In fact, it is Valebuti and Valebeabea ridge that Allied Gold Ltd hopes to get much of the more than 200,000 ounces of super-grade gold once it starts production.
“It’s very high grade, says Mark Caruso, who anticipates obtaining 220,000 ounces of gold within the first 20 months,” according to an interview published by Islands Business, the regional magazine based in Fiji, a year ago.
At today’s gold price, that’s a cool US$355.3 million or about SB$2.6 billion return on a AU$160 million or SB$1.1 billion investment in just 20 months.
‘My company’s position is clear’
Caruso is the chairman of Allied Gold Ltd, the new owner of Gold Ridge.
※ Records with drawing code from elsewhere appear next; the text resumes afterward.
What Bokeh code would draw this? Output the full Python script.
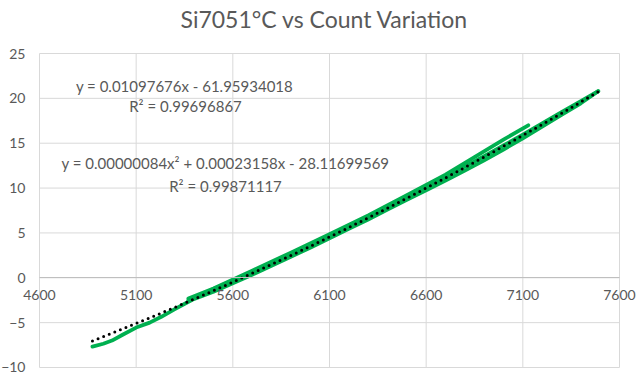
from bokeh.plotting import figure
from bokeh.models import FixedTicker, Label, Range1d
from bokeh.embed import file_html
from bokeh.resources import INLINE
import numpy as np

# ---- data ----
run1_x = [4874, 4930, 4975, 5030, 5100, 5170, 5230, 5300, 5390, 5500, 5600, 5700,
          5800, 5900, 6000, 6100, 6200, 6300, 6400, 6500, 6600, 6700, 6800, 6900,
          7000, 7100, 7200, 7300, 7400, 7490]
run1_y = [-7.68, -7.35, -7.0, -6.35, -5.55, -5.0, -4.35, -3.5, -2.45, -1.55, -0.6, 0.35,
          1.35, 2.35, 3.35, 4.4, 5.45, 6.5, 7.6, 8.7, 9.75, 10.85, 11.95, 13.1,
          14.3, 15.55, 16.85, 18.15, 19.45, 20.8]
run2_x = [7490, 7400, 7300, 7200, 7100, 7000, 6900, 6800, 6700, 6600, 6500, 6400,
          6300, 6200, 6100, 6000, 5900, 5800, 5700, 5600, 5500, 5370]
run2_y = [20.8, 19.7, 18.45, 17.2, 15.95, 14.75, 13.55, 12.4, 11.25, 10.15, 9.0, 7.9,
          6.8, 5.75, 4.7, 3.65, 2.65, 1.65, 0.65, -0.3, -1.25, -2.5]
run3_x = [5370, 5500, 5700, 5900, 6100, 6300, 6500, 6700, 6850, 7000, 7128]
run3_y = [-2.3, -1.2, 0.8, 2.8, 4.85, 6.95, 9.2, 11.5, 13.45, 15.4, 17.0]

# polynomial trendline coefficients (as printed on the chart)
poly_a, poly_b, poly_c = 0.00000084, 0.00023158, -28.11699569
trend_x0, trend_x1 = 4874, 7490

x_ticks = [4600, 5100, 5600, 6100, 6600, 7100, 7600]
y_ticks = [-10, -5, 0, 5, 10, 15, 20, 25]

title_text = "Si7051°C vs Count Variation"
eq1 = "y = 0.01097676x - 61.95934018"
r1 = "R² = 0.99696867"
eq2 = "y = 0.00000084x² + 0.00023158x - 28.11699569"
r2 = "R² = 0.99871117"

GREEN = "#00B050"
TXT = "#595959"
GRID = "#D9D9D9"
FONT = "Lato"

xmin, xmax = min(x_ticks), max(x_ticks)
ymin, ymax = min(y_ticks), max(y_ticks)

# the frame spans the whole canvas so that edge tick labels are not clipped;
# the plot area (4600..7600, -10..25) sits at pixels 39..619 x 53..367
p = figure(width=640, height=377, output_backend="svg", toolbar_location=None,
           x_range=Range1d(4398.3, 7708.6), y_range=Range1d(-11.115, 30.908),
           min_border=0)
p.outline_line_color = None
p.background_fill_color = "white"
p.border_fill_color = "white"
p.xgrid.visible = False
p.ygrid.visible = False

# gridlines limited to the plot area
p.segment(x0=x_ticks, y0=[ymin] * len(x_ticks), x1=x_ticks, y1=[ymax] * len(x_ticks),
          line_color=GRID, line_width=1)
p.segment(x0=[xmin] * len(y_ticks), y0=y_ticks, x1=[xmax] * len(y_ticks), y1=y_ticks,
          line_color=GRID, line_width=1)

for ax in (p.xaxis, p.yaxis):
    ax.major_tick_in = 0
    ax.major_tick_out = 0
    ax.minor_tick_in = 0
    ax.minor_tick_out = 0
    ax.major_label_text_font = FONT
    ax.major_label_text_font_size = "14px"
    ax.major_label_text_color = TXT

p.xaxis.ticker = FixedTicker(ticks=x_ticks)
p.xaxis.fixed_location = 0
p.xaxis.bounds = (xmin, xmax)
p.xaxis.axis_line_color = "#BFBFBF"
p.xaxis.major_label_standoff = 12

p.yaxis.ticker = FixedTicker(ticks=y_ticks)
p.yaxis.fixed_location = xmin
p.yaxis.bounds = (ymin, ymax)
p.yaxis.axis_line_color = None
p.yaxis.major_label_standoff = 14

for xs, ys in ((run1_x, run1_y), (run2_x, run2_y), (run3_x, run3_y)):
    p.line(xs, ys, line_color=GREEN, line_width=3.8, line_join="round", line_cap="round")

tx = np.linspace(trend_x0, trend_x1, 200)
ty = poly_a * tx ** 2 + poly_b * tx + poly_c
p.line(tx, ty, line_color="black", line_width=3, line_dash="0 6", line_cap="round")

p.add_layout(Label(x=6074, y=28.8, text=title_text, text_align="center",
                   text_baseline="middle", text_font=FONT, text_font_size="23px",
                   text_color=TXT))

for txt, x, y in ((eq1, 5350, 21.35), (r1, 5355, 19.2), (eq2, 5562, 12.8), (r2, 5562, 10.2)):
    p.add_layout(Label(x=x, y=y, text=txt, text_align="center", text_baseline="middle",
                       text_font=FONT, text_font_size="15px", text_color=TXT))

open("out.html", "w").write(file_html(p, INLINE))
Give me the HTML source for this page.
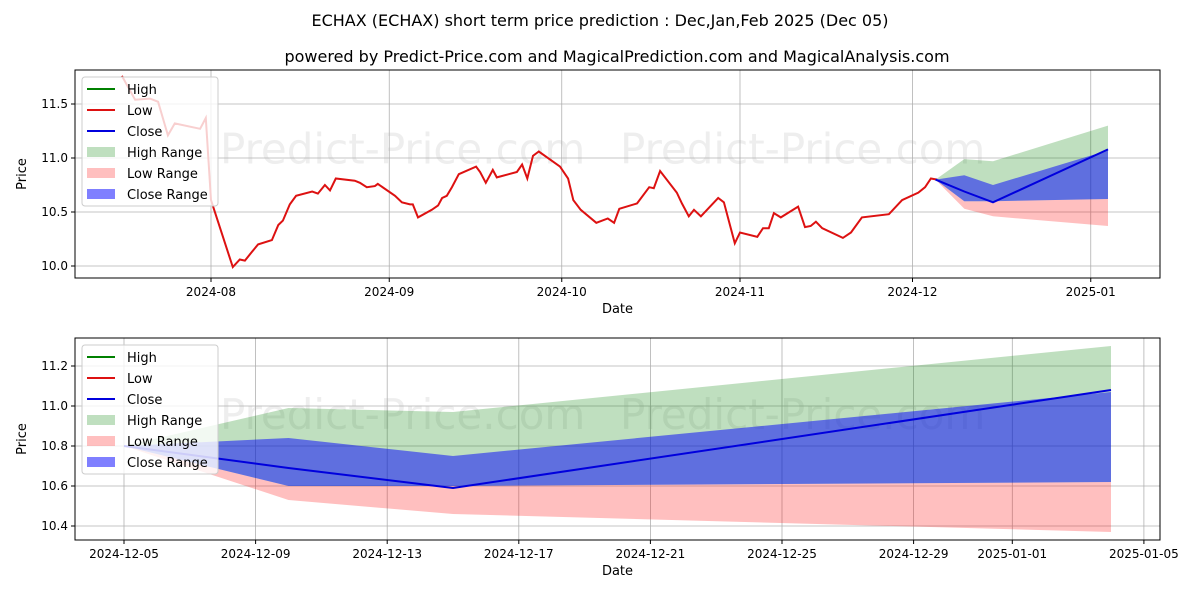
<!DOCTYPE html>
<html><head><meta charset="utf-8"><style>
body{margin:0;background:#fff;}
svg text{font-family:"DejaVu Sans","Liberation Sans",sans-serif;}
</style></head><body>
<svg id="c" width="1200" height="600" xmlns="http://www.w3.org/2000/svg">
<rect width="1200" height="600" fill="#fff"/>
<text x="600" y="26" text-anchor="middle" font-size="16">ECHAX (ECHAX) short term price prediction : Dec,Jan,Feb 2025 (Dec 05)</text>
<text x="617" y="62" text-anchor="middle" font-size="16">powered by Predict-Price.com and MagicalPrediction.com and MagicalAnalysis.com</text>
<g id="top"></g><g id="bot"></g>
</svg>
<script>
// history: days since 2024-08-01, low values
const histDays=[-15.5,-13.2,-10.6,-9.2,-7.5,-6.3,-1.9,-0.9,0,3.8,5.0,5.9,7.1,8.2,10.6,11.7,12.5,13.7,14.8,17.6,18.6,19.8,20.7,21.7,25.0,25.9,27.1,28.5,29.0,32.0,33.2,34.6,35.1,36.0,38.4,39.5,40.2,41.0,41.9,43.1,46.1,46.8,47.8,49.0,49.7,53.2,54.1,55.0,56.0,57.0,60.7,62.1,63.0,64.3,67.0,69.0,70.1,71.0,74.1,76.2,77.0,78.1,81.0,81.9,83.1,84.0,85.2,88.2,89.2,89.9,91.1,92.0,95.0,96.0,97.0,97.9,99.1,102.1,103.3,104.3,105.2,106.3,109.9,111.3,113.2,117.9,120.2,123.0,124.2,125.2,126.3];
const histLow=[11.76,11.54,11.55,11.52,11.21,11.32,11.27,11.37,10.61,9.99,10.06,10.05,10.13,10.20,10.24,10.38,10.42,10.57,10.65,10.69,10.67,10.75,10.70,10.81,10.79,10.77,10.73,10.74,10.76,10.65,10.59,10.57,10.57,10.45,10.52,10.56,10.63,10.65,10.73,10.85,10.92,10.87,10.77,10.89,10.82,10.87,10.94,10.81,11.02,11.06,10.92,10.81,10.61,10.52,10.40,10.44,10.40,10.53,10.58,10.73,10.72,10.88,10.68,10.58,10.46,10.52,10.46,10.63,10.59,10.45,10.21,10.31,10.27,10.35,10.35,10.49,10.45,10.55,10.36,10.37,10.41,10.35,10.26,10.31,10.45,10.48,10.61,10.68,10.73,10.81,10.80];
// forecast (days since 2024-08-01)
const fcDays=[126,131,136,156];
const highHi=[10.8,10.99,10.97,11.30];
const closeHi=[10.8,10.84,10.75,11.07];
const closeVals=[10.8,10.69,10.59,11.08];
const closeLo=[10.8,10.60,10.60,10.62];
const lowLo=[10.8,10.53,10.46,10.37];
const topXTicks=["2024-08","2024-09","2024-10","2024-11","2024-12","2025-01"];
const topXTickDays=[0,31,61,92,122,153];
const topYTicks=[10.0,10.5,11.0,11.5];
const botXTicks=["2024-12-05","2024-12-09","2024-12-13","2024-12-17","2024-12-21","2024-12-25","2024-12-29","2025-01-01","2025-01-05"];
const botXTickDays=[126,130,134,138,142,146,150,153,157];
const botYTicks=[10.4,10.6,10.8,11.0,11.2];

const NS="http://www.w3.org/2000/svg";
function mk(p,tag,attrs){const e=document.createElementNS(NS,tag);for(const k in attrs)e.setAttribute(k,attrs[k]);p.appendChild(e);return e;}
function pts(xs,ys,fx,fy){return xs.map((d,i)=>fx(d).toFixed(1)+","+fy(ys[i]).toFixed(1)).join(" ");}
function band(xs,up,lo,fx,fy){return pts(xs,up,fx,fy)+" "+pts(xs.slice().reverse(),lo.slice().reverse(),fx,fy);}

function panel(g,box,fx,fy,xt,xtd,yt,yfmt,history){
  const cp="clip"+box.y0;
  const cl=mk(g,"clipPath",{id:cp});mk(cl,"rect",{x:box.x0,y:box.y0,width:box.x1-box.x0,height:box.y1-box.y0});
  // watermark
  const w1=mk(g,"text",{x:box.x0+145,y:box.y0+(box.y1-box.y0)*0.45,"font-size":42,fill:"#eeeeee"});
  w1.textContent="Predict-Price.com";
  
  
  const w2=mk(g,"text",{x:box.x0+545,y:box.y0+(box.y1-box.y0)*0.45,"font-size":42,fill:"#eeeeee"});
  w2.textContent="Predict-Price.com";
  
  
  // grid + ticks
  xtd.forEach((d,i)=>{const x=fx(d);
    const l=mk(g,"line",{x1:x,x2:x,y1:box.y0,y2:box.y1,stroke:"#b0b0b0","stroke-width":0.8});
    
    
    mk(g,"line",{x1:x,x2:x,y1:box.y1,y2:box.y1+4,stroke:"#000"});
    const t=mk(g,"text",{x:x,y:box.y1+18,"text-anchor":"middle","font-size":12});t.textContent=xt[i];
    
    });
  yt.forEach(v=>{const y=fy(v);
    const l=mk(g,"line",{x1:box.x0,x2:box.x1,y1:y,y2:y,stroke:"#b0b0b0","stroke-width":0.8});
    
    
    mk(g,"line",{x1:box.x0-4,x2:box.x0,y1:y,y2:y,stroke:"#000"});
    const t=mk(g,"text",{x:box.x0-7,y:y+4,"text-anchor":"end","font-size":12});t.textContent=v.toFixed(yfmt);
    
    });
  const gc=mk(g,"g",{"clip-path":"url(#"+cp+")"});
  const b1=mk(gc,"polygon",{points:band(fcDays,highHi,closeLo,fx,fy),fill:"#008000","fill-opacity":0.25});
  
  
  const b2=mk(gc,"polygon",{points:band(fcDays,closeLo,lowLo,fx,fy),fill:"#ff0000","fill-opacity":0.25});
  
  
  const b3=mk(gc,"polygon",{points:band(fcDays,closeHi,closeLo,fx,fy),fill:"#0000ff","fill-opacity":0.5});
  
  
  if(history){const h=mk(gc,"polyline",{points:pts(histDays,histLow,fx,fy),fill:"none",stroke:"#dd1111","stroke-width":2});
    
    }
  const c=mk(gc,"polyline",{points:pts(fcDays,closeVals,fx,fy),fill:"none",stroke:"#0000dd","stroke-width":2});
  
  
  const fr=mk(g,"rect",{x:box.x0,y:box.y0,width:box.x1-box.x0,height:box.y1-box.y0,fill:"none",stroke:"#000","stroke-width":1});
  
  
  const xl=mk(g,"text",{x:(box.x0+box.x1)/2,y:box.y1+35,"text-anchor":"middle","font-size":13});xl.textContent="Date";
  
  
  const yl=mk(g,"text",{x:0,y:0,"text-anchor":"middle","font-size":13,transform:"translate(26,"+((box.y0+box.y1)/2)+") rotate(-90)"});yl.textContent="Price";
  
  
  // legend
  const lg=mk(g,"g",{});
  
  
  mk(lg,"rect",{x:box.x0+7,y:box.y0+7,width:136,height:129,rx:3,fill:"#fff","fill-opacity":0.8,stroke:"#cccccc"});
  const items=[["High","line","#008000"],["Low","line","#dd1111"],["Close","line","#0000dd"],["High Range","box","rgba(0,128,0,0.25)"],["Low Range","box","rgba(255,0,0,0.25)"],["Close Range","box","rgba(0,0,255,0.5)"]];
  items.forEach((it,i)=>{const y=box.y0+19+i*21;
    if(it[1]=="line")mk(lg,"line",{x1:box.x0+12,x2:box.x0+40,y1:y,y2:y,stroke:it[2],"stroke-width":2});
    else mk(lg,"rect",{x:box.x0+12,y:y-5,width:28,height:10,fill:it[2]});
    const t=mk(lg,"text",{x:box.x0+52,y:y+5,"font-size":13});t.textContent=it[0];
    
    });
}
const tb={x0:75,x1:1160,y0:70,y1:278};
panel(document.getElementById("top"),tb,d=>211+d*5.75,v=>266-(v-10)*108,topXTicks,topXTickDays,topYTicks,1,true);
const bb={x0:75,x1:1160,y0:338,y1:540};
panel(document.getElementById("bot"),bb,d=>124+(d-126)*32.9,v=>446-(v-10.8)*200,botXTicks,botXTickDays,botYTicks,1,false);
</script>
</body></html>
In the interview, he said what can only be termed as “prophetic.”
After presiding over a traditional chupu, the exchange of gifts of food including pigs and shell money as a form of reconciliation with the landowners, Caruso said in a published interview: “My company’s position is clear. We shall be decisive in dealing with these outstanding issues in establishing credibility and trust.”
One of the outstanding issues which Allied Gold has rejected outright, is the $3.5 million dislocation claim, first submitted to Ross Mining, the original operator of Gold Ridge, in 1996.
Caruso, the colourful West Australian who was described in the interview as holding much of the economic success or failure of the Solomon Islands in his hands, is certainly living up to his company’s pronouncements to be decisive if the enforcement of the High Court Order was anything to go by.
I asked one man whether the Member of Parliament for the area, Peter Shanel, Solomon Islands’ former foreign minister, was aware of what’s going on?
“No, he’s a director on the board of Allied Gold Ltd. As his voters, we’re disappointed, but we can understand his position,” the man said.
And our justice system?
“No, our justice system is the preserve of the rich and powerful, not for the small and grassroots people like us,” the man responded.